▶ Task directions
Provide an exact copy of the data, excluding the images.

▶ Data provided
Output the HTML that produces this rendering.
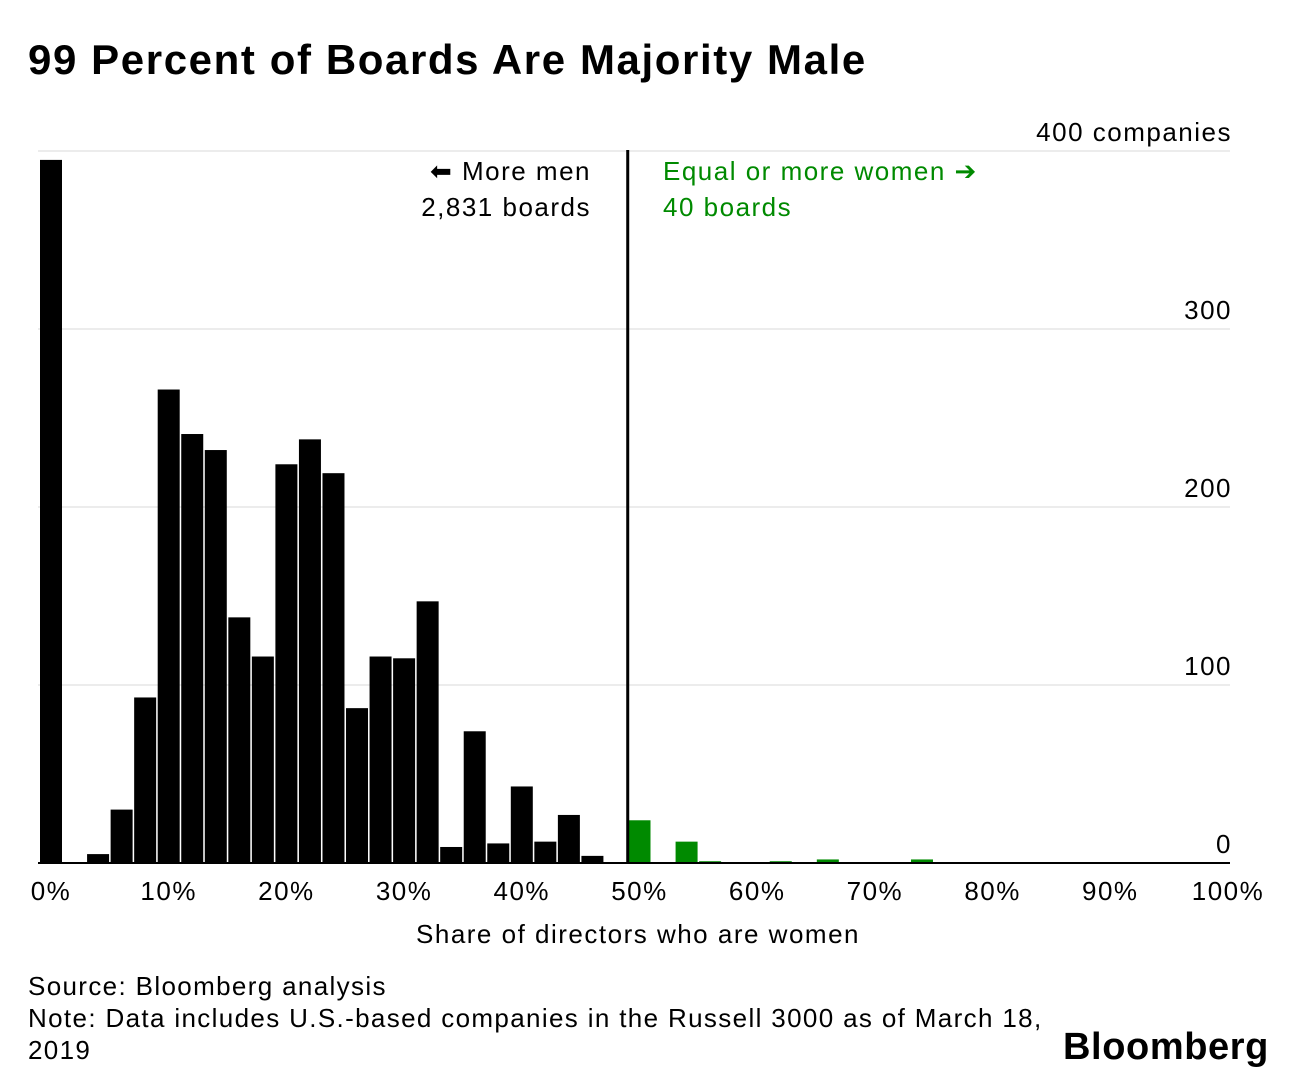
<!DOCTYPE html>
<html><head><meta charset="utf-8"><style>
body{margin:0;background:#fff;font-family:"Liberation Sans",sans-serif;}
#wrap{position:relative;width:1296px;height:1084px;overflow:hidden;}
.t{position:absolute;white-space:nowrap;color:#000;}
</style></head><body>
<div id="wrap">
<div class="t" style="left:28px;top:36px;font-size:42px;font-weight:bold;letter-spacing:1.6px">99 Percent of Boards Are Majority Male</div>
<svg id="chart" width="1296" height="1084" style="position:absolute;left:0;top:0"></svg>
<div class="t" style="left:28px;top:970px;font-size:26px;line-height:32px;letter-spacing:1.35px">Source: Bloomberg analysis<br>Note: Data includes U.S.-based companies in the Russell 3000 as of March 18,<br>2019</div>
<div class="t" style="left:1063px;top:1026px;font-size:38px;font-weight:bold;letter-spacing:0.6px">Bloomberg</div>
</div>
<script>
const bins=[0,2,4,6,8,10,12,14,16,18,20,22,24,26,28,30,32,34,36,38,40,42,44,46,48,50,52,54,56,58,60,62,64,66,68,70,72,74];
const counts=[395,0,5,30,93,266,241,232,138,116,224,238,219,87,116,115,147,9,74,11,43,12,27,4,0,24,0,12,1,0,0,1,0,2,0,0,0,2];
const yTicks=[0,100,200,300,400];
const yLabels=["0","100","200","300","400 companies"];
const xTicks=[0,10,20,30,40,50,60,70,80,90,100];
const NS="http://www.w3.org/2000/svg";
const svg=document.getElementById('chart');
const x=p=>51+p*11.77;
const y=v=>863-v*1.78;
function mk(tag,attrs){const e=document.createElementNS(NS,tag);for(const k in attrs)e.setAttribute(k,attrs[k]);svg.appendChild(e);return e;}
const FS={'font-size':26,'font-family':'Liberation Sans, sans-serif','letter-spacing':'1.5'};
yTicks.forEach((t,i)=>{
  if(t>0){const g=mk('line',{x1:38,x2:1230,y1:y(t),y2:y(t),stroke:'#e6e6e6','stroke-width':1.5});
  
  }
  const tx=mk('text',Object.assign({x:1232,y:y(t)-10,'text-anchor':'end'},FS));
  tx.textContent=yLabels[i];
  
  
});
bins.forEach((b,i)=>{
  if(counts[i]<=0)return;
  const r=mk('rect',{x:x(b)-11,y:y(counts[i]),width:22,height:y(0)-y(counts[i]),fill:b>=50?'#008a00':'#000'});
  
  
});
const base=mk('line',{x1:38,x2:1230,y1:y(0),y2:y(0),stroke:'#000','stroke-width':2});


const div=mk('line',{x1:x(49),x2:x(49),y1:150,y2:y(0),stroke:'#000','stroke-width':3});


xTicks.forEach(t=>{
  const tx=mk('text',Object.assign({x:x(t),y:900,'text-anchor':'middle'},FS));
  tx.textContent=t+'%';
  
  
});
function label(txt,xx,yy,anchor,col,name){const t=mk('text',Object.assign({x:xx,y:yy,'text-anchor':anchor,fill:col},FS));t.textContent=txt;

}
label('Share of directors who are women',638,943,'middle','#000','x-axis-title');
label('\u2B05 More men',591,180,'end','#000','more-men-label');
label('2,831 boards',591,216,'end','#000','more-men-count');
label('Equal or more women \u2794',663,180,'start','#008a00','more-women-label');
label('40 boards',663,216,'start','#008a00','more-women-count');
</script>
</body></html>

▶ Reply
Output the HTML that produces this rendering.
<!DOCTYPE html>
<html><head><meta charset="utf-8"><style>
body{margin:0;background:#fff;font-family:"Liberation Sans",sans-serif;}
#wrap{position:relative;width:1296px;height:1084px;overflow:hidden;}
.t{position:absolute;white-space:nowrap;color:#000;}
</style></head><body>
<div id="wrap">
<div class="t" style="left:28px;top:36px;font-size:42px;font-weight:bold;letter-spacing:1.6px">99 Percent of Boards Are Majority Male</div>
<svg id="chart" width="1296" height="1084" style="position:absolute;left:0;top:0"></svg>
<div class="t" style="left:28px;top:970px;font-size:26px;line-height:32px;letter-spacing:1.35px">Source: Bloomberg analysis<br>Note: Data includes U.S.-based companies in the Russell 3000 as of March 18,<br>2019</div>
<div class="t" style="left:1063px;top:1026px;font-size:38px;font-weight:bold;letter-spacing:0.6px">Bloomberg</div>
</div>
<script>
const bins=[0,2,4,6,8,10,12,14,16,18,20,22,24,26,28,30,32,34,36,38,40,42,44,46,48,50,52,54,56,58,60,62,64,66,68,70,72,74];
const counts=[395,0,5,30,93,266,241,232,138,116,224,238,219,87,116,115,147,9,74,11,43,12,27,4,0,24,0,12,1,0,0,1,0,2,0,0,0,2];
const yTicks=[0,100,200,300,400];
const yLabels=["0","100","200","300","400 companies"];
const xTicks=[0,10,20,30,40,50,60,70,80,90,100];
const NS="http://www.w3.org/2000/svg";
const svg=document.getElementById('chart');
const x=p=>51+p*11.77;
const y=v=>863-v*1.78;
function mk(tag,attrs){const e=document.createElementNS(NS,tag);for(const k in attrs)e.setAttribute(k,attrs[k]);svg.appendChild(e);return e;}
const FS={'font-size':26,'font-family':'Liberation Sans, sans-serif','letter-spacing':'1.5'};
yTicks.forEach((t,i)=>{
  if(t>0){const g=mk('line',{x1:38,x2:1230,y1:y(t),y2:y(t),stroke:'#e6e6e6','stroke-width':1.5});
  
  }
  const tx=mk('text',Object.assign({x:1232,y:y(t)-10,'text-anchor':'end'},FS));
  tx.textContent=yLabels[i];
  
  
});
bins.forEach((b,i)=>{
  if(counts[i]<=0)return;
  const r=mk('rect',{x:x(b)-11,y:y(counts[i]),width:22,height:y(0)-y(counts[i]),fill:b>=50?'#008a00':'#000'});
  
  
});
const base=mk('line',{x1:38,x2:1230,y1:y(0),y2:y(0),stroke:'#000','stroke-width':2});


const div=mk('line',{x1:x(49),x2:x(49),y1:150,y2:y(0),stroke:'#000','stroke-width':3});


xTicks.forEach(t=>{
  const tx=mk('text',Object.assign({x:x(t),y:900,'text-anchor':'middle'},FS));
  tx.textContent=t+'%';
  
  
});
function label(txt,xx,yy,anchor,col,name){const t=mk('text',Object.assign({x:xx,y:yy,'text-anchor':anchor,fill:col},FS));t.textContent=txt;

}
label('Share of directors who are women',638,943,'middle','#000','x-axis-title');
label('\u2B05 More men',591,180,'end','#000','more-men-label');
label('2,831 boards',591,216,'end','#000','more-men-count');
label('Equal or more women \u2794',663,180,'start','#008a00','more-women-label');
label('40 boards',663,216,'start','#008a00','more-women-count');
</script>
</body></html>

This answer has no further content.